[AVAILABLE DATA]
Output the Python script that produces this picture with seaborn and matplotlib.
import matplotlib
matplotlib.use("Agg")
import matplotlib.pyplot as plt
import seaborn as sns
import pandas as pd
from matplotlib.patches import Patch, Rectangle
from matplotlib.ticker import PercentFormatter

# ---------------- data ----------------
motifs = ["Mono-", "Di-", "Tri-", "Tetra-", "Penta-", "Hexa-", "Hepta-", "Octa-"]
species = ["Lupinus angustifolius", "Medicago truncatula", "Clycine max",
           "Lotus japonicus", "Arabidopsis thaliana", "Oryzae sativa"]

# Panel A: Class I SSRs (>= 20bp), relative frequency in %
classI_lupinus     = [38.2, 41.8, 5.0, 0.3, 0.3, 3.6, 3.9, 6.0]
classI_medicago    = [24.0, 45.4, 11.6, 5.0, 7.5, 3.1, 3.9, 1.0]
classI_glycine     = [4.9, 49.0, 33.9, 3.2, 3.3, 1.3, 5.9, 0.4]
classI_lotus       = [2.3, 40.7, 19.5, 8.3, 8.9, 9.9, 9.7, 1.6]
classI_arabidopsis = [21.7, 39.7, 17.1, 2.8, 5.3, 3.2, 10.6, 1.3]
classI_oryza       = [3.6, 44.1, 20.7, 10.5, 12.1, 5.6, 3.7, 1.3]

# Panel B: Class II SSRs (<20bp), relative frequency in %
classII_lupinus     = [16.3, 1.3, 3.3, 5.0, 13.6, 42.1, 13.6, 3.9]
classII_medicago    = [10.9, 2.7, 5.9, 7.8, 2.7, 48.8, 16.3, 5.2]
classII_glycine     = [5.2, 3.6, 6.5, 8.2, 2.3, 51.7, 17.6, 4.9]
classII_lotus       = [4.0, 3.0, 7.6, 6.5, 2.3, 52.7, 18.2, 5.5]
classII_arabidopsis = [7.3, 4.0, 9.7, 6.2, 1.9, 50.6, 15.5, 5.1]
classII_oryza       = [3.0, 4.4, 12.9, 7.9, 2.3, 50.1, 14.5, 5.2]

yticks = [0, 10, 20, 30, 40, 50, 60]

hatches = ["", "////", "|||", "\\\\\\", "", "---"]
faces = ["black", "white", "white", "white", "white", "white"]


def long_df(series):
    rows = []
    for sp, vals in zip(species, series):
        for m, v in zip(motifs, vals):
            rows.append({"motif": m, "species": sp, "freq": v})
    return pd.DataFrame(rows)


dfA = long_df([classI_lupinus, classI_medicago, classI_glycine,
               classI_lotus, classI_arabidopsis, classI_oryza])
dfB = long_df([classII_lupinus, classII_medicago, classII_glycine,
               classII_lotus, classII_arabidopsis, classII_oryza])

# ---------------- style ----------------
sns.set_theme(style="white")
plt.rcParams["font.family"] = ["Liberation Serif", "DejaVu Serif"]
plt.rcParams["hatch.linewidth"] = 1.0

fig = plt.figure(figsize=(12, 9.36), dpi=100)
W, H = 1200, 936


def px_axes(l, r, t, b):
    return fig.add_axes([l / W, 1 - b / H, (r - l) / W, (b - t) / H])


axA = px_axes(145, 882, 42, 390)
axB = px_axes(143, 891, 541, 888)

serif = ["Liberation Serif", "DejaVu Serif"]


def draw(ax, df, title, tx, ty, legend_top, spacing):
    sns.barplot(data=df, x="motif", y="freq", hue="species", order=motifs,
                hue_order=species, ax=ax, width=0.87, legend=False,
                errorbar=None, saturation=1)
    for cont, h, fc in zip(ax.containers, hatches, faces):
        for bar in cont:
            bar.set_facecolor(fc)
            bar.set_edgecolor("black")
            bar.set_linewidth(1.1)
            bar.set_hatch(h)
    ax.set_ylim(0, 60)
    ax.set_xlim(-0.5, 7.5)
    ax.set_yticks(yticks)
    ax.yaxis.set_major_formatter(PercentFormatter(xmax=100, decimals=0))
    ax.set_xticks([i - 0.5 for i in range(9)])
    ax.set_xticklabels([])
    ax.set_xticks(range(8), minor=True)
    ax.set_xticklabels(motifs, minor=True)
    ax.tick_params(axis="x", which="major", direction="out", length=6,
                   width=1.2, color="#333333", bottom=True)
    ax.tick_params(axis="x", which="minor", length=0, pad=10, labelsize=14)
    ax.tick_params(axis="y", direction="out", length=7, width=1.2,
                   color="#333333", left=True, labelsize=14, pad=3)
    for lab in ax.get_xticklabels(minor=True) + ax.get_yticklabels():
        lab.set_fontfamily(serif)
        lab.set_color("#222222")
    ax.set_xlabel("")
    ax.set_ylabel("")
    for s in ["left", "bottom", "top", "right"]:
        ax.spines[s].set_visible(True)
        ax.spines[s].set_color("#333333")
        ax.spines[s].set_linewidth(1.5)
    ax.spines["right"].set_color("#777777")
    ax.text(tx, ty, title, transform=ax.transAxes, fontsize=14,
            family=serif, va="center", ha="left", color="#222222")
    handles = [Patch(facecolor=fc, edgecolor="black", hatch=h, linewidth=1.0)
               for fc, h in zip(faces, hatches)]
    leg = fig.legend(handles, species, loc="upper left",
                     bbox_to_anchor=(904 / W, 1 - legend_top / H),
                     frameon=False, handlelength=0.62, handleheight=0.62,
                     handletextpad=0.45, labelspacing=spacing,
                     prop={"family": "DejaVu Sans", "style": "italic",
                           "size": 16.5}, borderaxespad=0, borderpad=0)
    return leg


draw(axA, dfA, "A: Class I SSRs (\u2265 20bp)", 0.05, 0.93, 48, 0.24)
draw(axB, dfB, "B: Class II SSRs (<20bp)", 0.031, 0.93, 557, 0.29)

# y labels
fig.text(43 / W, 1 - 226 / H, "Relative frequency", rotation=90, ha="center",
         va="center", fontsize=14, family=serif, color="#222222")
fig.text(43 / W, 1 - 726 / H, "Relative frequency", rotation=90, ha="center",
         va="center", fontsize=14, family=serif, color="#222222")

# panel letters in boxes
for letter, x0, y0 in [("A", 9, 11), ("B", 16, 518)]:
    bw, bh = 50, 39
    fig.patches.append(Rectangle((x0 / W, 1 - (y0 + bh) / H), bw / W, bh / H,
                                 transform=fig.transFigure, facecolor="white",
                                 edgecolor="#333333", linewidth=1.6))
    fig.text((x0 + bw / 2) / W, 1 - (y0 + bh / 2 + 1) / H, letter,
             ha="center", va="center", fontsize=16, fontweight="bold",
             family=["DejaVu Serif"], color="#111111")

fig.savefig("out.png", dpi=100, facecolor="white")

[WHAT YOU SHOULD DO] Extract the full listing above without altering anything.

[ANSWER IN FULL]
Output the Python script that produces this picture with seaborn and matplotlib.
import matplotlib
matplotlib.use("Agg")
import matplotlib.pyplot as plt
import seaborn as sns
import pandas as pd
from matplotlib.patches import Patch, Rectangle
from matplotlib.ticker import PercentFormatter

# ---------------- data ----------------
motifs = ["Mono-", "Di-", "Tri-", "Tetra-", "Penta-", "Hexa-", "Hepta-", "Octa-"]
species = ["Lupinus angustifolius", "Medicago truncatula", "Clycine max",
           "Lotus japonicus", "Arabidopsis thaliana", "Oryzae sativa"]

# Panel A: Class I SSRs (>= 20bp), relative frequency in %
classI_lupinus     = [38.2, 41.8, 5.0, 0.3, 0.3, 3.6, 3.9, 6.0]
classI_medicago    = [24.0, 45.4, 11.6, 5.0, 7.5, 3.1, 3.9, 1.0]
classI_glycine     = [4.9, 49.0, 33.9, 3.2, 3.3, 1.3, 5.9, 0.4]
classI_lotus       = [2.3, 40.7, 19.5, 8.3, 8.9, 9.9, 9.7, 1.6]
classI_arabidopsis = [21.7, 39.7, 17.1, 2.8, 5.3, 3.2, 10.6, 1.3]
classI_oryza       = [3.6, 44.1, 20.7, 10.5, 12.1, 5.6, 3.7, 1.3]

# Panel B: Class II SSRs (<20bp), relative frequency in %
classII_lupinus     = [16.3, 1.3, 3.3, 5.0, 13.6, 42.1, 13.6, 3.9]
classII_medicago    = [10.9, 2.7, 5.9, 7.8, 2.7, 48.8, 16.3, 5.2]
classII_glycine     = [5.2, 3.6, 6.5, 8.2, 2.3, 51.7, 17.6, 4.9]
classII_lotus       = [4.0, 3.0, 7.6, 6.5, 2.3, 52.7, 18.2, 5.5]
classII_arabidopsis = [7.3, 4.0, 9.7, 6.2, 1.9, 50.6, 15.5, 5.1]
classII_oryza       = [3.0, 4.4, 12.9, 7.9, 2.3, 50.1, 14.5, 5.2]

yticks = [0, 10, 20, 30, 40, 50, 60]

hatches = ["", "////", "|||", "\\\\\\", "", "---"]
faces = ["black", "white", "white", "white", "white", "white"]


def long_df(series):
    rows = []
    for sp, vals in zip(species, series):
        for m, v in zip(motifs, vals):
            rows.append({"motif": m, "species": sp, "freq": v})
    return pd.DataFrame(rows)


dfA = long_df([classI_lupinus, classI_medicago, classI_glycine,
               classI_lotus, classI_arabidopsis, classI_oryza])
dfB = long_df([classII_lupinus, classII_medicago, classII_glycine,
               classII_lotus, classII_arabidopsis, classII_oryza])

# ---------------- style ----------------
sns.set_theme(style="white")
plt.rcParams["font.family"] = ["Liberation Serif", "DejaVu Serif"]
plt.rcParams["hatch.linewidth"] = 1.0

fig = plt.figure(figsize=(12, 9.36), dpi=100)
W, H = 1200, 936


def px_axes(l, r, t, b):
    return fig.add_axes([l / W, 1 - b / H, (r - l) / W, (b - t) / H])


axA = px_axes(145, 882, 42, 390)
axB = px_axes(143, 891, 541, 888)

serif = ["Liberation Serif", "DejaVu Serif"]


def draw(ax, df, title, tx, ty, legend_top, spacing):
    sns.barplot(data=df, x="motif", y="freq", hue="species", order=motifs,
                hue_order=species, ax=ax, width=0.87, legend=False,
                errorbar=None, saturation=1)
    for cont, h, fc in zip(ax.containers, hatches, faces):
        for bar in cont:
            bar.set_facecolor(fc)
            bar.set_edgecolor("black")
            bar.set_linewidth(1.1)
            bar.set_hatch(h)
    ax.set_ylim(0, 60)
    ax.set_xlim(-0.5, 7.5)
    ax.set_yticks(yticks)
    ax.yaxis.set_major_formatter(PercentFormatter(xmax=100, decimals=0))
    ax.set_xticks([i - 0.5 for i in range(9)])
    ax.set_xticklabels([])
    ax.set_xticks(range(8), minor=True)
    ax.set_xticklabels(motifs, minor=True)
    ax.tick_params(axis="x", which="major", direction="out", length=6,
                   width=1.2, color="#333333", bottom=True)
    ax.tick_params(axis="x", which="minor", length=0, pad=10, labelsize=14)
    ax.tick_params(axis="y", direction="out", length=7, width=1.2,
                   color="#333333", left=True, labelsize=14, pad=3)
    for lab in ax.get_xticklabels(minor=True) + ax.get_yticklabels():
        lab.set_fontfamily(serif)
        lab.set_color("#222222")
    ax.set_xlabel("")
    ax.set_ylabel("")
    for s in ["left", "bottom", "top", "right"]:
        ax.spines[s].set_visible(True)
        ax.spines[s].set_color("#333333")
        ax.spines[s].set_linewidth(1.5)
    ax.spines["right"].set_color("#777777")
    ax.text(tx, ty, title, transform=ax.transAxes, fontsize=14,
            family=serif, va="center", ha="left", color="#222222")
    handles = [Patch(facecolor=fc, edgecolor="black", hatch=h, linewidth=1.0)
               for fc, h in zip(faces, hatches)]
    leg = fig.legend(handles, species, loc="upper left",
                     bbox_to_anchor=(904 / W, 1 - legend_top / H),
                     frameon=False, handlelength=0.62, handleheight=0.62,
                     handletextpad=0.45, labelspacing=spacing,
                     prop={"family": "DejaVu Sans", "style": "italic",
                           "size": 16.5}, borderaxespad=0, borderpad=0)
    return leg


draw(axA, dfA, "A: Class I SSRs (\u2265 20bp)", 0.05, 0.93, 48, 0.24)
draw(axB, dfB, "B: Class II SSRs (<20bp)", 0.031, 0.93, 557, 0.29)

# y labels
fig.text(43 / W, 1 - 226 / H, "Relative frequency", rotation=90, ha="center",
         va="center", fontsize=14, family=serif, color="#222222")
fig.text(43 / W, 1 - 726 / H, "Relative frequency", rotation=90, ha="center",
         va="center", fontsize=14, family=serif, color="#222222")

# panel letters in boxes
for letter, x0, y0 in [("A", 9, 11), ("B", 16, 518)]:
    bw, bh = 50, 39
    fig.patches.append(Rectangle((x0 / W, 1 - (y0 + bh) / H), bw / W, bh / H,
                                 transform=fig.transFigure, facecolor="white",
                                 edgecolor="#333333", linewidth=1.6))
    fig.text((x0 + bw / 2) / W, 1 - (y0 + bh / 2 + 1) / H, letter,
             ha="center", va="center", fontsize=16, fontweight="bold",
             family=["DejaVu Serif"], color="#111111")

fig.savefig("out.png", dpi=100, facecolor="white")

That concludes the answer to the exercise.